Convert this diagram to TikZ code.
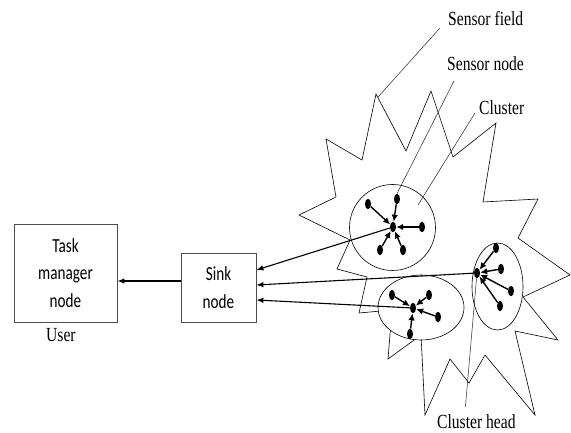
\documentclass[tikz,border=0pt]{standalone}
\usepackage{fontspec}
\setmainfont[FakeStretch=0.78]{Liberation Serif}
\newfontfamily\boxfont[FakeStretch=0.76]{Carlito}
\usetikzlibrary{positioning,shapes.geometric,arrows.meta}

\begin{document}
\begin{tikzpicture}[x=1pt,y=-1pt,
    box/.style={draw=black!70, line width=0.8pt, align=center, inner sep=0pt,
        font=\boxfont\fontsize{20}{27.5}\selectfont},
    tag/.style={font=\fontsize{20}{24}\selectfont, inner sep=0pt, anchor=base west},
    sensor/.style={ellipse, fill, inner sep=0pt, minimum width=6pt, minimum height=10.5pt},
    hop/.style={-{Latex[length=7pt,width=6.5pt]}, line width=1.4pt},
    uplink/.style={-{Latex[length=7pt,width=5.5pt]}, line width=1.1pt},
    leader/.style={line width=0.5pt, black!85},
    zone/.style={draw, line width=0.6pt, fill=white}]
    \useasboundingbox (0,0) rectangle (571,433);

    % sensor field outline
    \draw[line width=0.6pt] (336,197) -- (326,139) -- (362,160) -- (376,94) -- (406,151)
        -- (431,91) -- (453,157) -- (496,123) -- (483,202) -- (538,199) -- (518,238)
        -- (570,275) -- (523,297) -- (558,340) -- (515,331) -- (535,415) -- (485,355)
        -- (469,383) -- (450,359) -- (425,415) -- (421,335) -- (388,359) -- (392,310)
        -- (359,313) -- (367,277) -- (337,269) -- (350,240) -- (299,215) -- cycle;

    % clusters
    \draw[zone] (392.5,227.5) circle (43pt);
    \draw[zone] (421,307.5) ellipse (43pt and 32.5pt);
    \draw[zone] (497.5,286.5) ellipse (25.5pt and 43.5pt);

    % upper cluster
    \node[sensor] (tH) at (393,227) {};
    \node[sensor] (t1) at (368,204) {};
    \node[sensor] (t2) at (397,199) {};
    \node[sensor] (t3) at (422,227) {};
    \node[sensor] (t4) at (380,250) {};
    \node[sensor] (t5) at (403,250) {};
    \foreach \n in {1,...,5}
        \draw[hop] (t\n) -- (tH);

    % lower cluster
    \node[sensor] (lH) at (413,308) {};
    \node[sensor] (l1) at (392,295) {};
    \node[sensor] (l2) at (429,295) {};
    \node[sensor] (l3) at (438,317) {};
    \node[sensor] (l4) at (410,334) {};
    \foreach \n in {1,...,4}
        \draw[hop] (l\n) -- (lH);

    % right cluster
    \node[sensor] (rH) at (477,273) {};
    \node[sensor] (r1) at (496,248) {};
    \node[sensor] (r2) at (501,269) {};
    \node[sensor] (r3) at (511,291) {};
    \node[sensor] (r4) at (500,306) {};
    \foreach \n in {1,...,4}
        \draw[hop] (r\n) -- (rH);

    % boxes
    \node[box, minimum width=103pt, minimum height=98pt] (task) at (65.5,273) {Task\\manager\\node};
    \node[box, minimum width=75pt, minimum height=69pt] (sink) at (218.5,287.5) {Sink\\node};
    \node[tag] (user) at (46,341) {User};

    \draw[uplink] ([yshift=6.5pt]sink.west) coordinate (s0) -- (s0 -| task.east);
    \draw[uplink] (tH) -- ([yshift=17.5pt]sink.east);
    \draw[uplink] (rH) -- ([yshift=2.5pt]sink.east);
    \draw[uplink] (lH) -- ([yshift=-12.5pt]sink.east);

    % labels
    \node[tag] (fieldtxt) at (448,26) {Sensor field};
    \node[tag] (nodetxt) at (447,71) {Sensor node};
    \node[tag] (clustertxt) at (479,115) {Cluster};
    \node[tag] (headtxt) at (437,428) {Cluster head};
    \coordinate (fieldtip) at (378,97);
    \coordinate (clustertip) at (418,205);

    \draw[leader] ([shift={(-8pt,-2pt)}]fieldtxt.base west) -- (fieldtip);
    \draw[leader] ([shift={(7pt,-10pt)}]nodetxt.base west) -- (t2.north);
    \draw[leader] ([shift={(-4pt,2pt)}]clustertxt.base west) -- (clustertip);
    \draw[leader] ([xshift=-11pt,yshift=7pt]headtxt.north) -- (rH);
\end{tikzpicture}
\end{document}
══════════
#### Short problem:
Repeat the lines exactly as they stand, from the opening line of the data through the line with "(25.5pt and 43.5pt);". Pictures stay out of the copy.

#### Written reply:
Convert this diagram to TikZ code.
\documentclass[tikz,border=0pt]{standalone}
\usepackage{fontspec}
\setmainfont[FakeStretch=0.78]{Liberation Serif}
\newfontfamily\boxfont[FakeStretch=0.76]{Carlito}
\usetikzlibrary{positioning,shapes.geometric,arrows.meta}

\begin{document}
\begin{tikzpicture}[x=1pt,y=-1pt,
    box/.style={draw=black!70, line width=0.8pt, align=center, inner sep=0pt,
        font=\boxfont\fontsize{20}{27.5}\selectfont},
    tag/.style={font=\fontsize{20}{24}\selectfont, inner sep=0pt, anchor=base west},
    sensor/.style={ellipse, fill, inner sep=0pt, minimum width=6pt, minimum height=10.5pt},
    hop/.style={-{Latex[length=7pt,width=6.5pt]}, line width=1.4pt},
    uplink/.style={-{Latex[length=7pt,width=5.5pt]}, line width=1.1pt},
    leader/.style={line width=0.5pt, black!85},
    zone/.style={draw, line width=0.6pt, fill=white}]
    \useasboundingbox (0,0) rectangle (571,433);

    % sensor field outline
    \draw[line width=0.6pt] (336,197) -- (326,139) -- (362,160) -- (376,94) -- (406,151)
        -- (431,91) -- (453,157) -- (496,123) -- (483,202) -- (538,199) -- (518,238)
        -- (570,275) -- (523,297) -- (558,340) -- (515,331) -- (535,415) -- (485,355)
        -- (469,383) -- (450,359) -- (425,415) -- (421,335) -- (388,359) -- (392,310)
        -- (359,313) -- (367,277) -- (337,269) -- (350,240) -- (299,215) -- cycle;

    % clusters
    \draw[zone] (392.5,227.5) circle (43pt);
    \draw[zone] (421,307.5) ellipse (43pt and 32.5pt);
    \draw[zone] (497.5,286.5) ellipse (25.5pt and 43.5pt);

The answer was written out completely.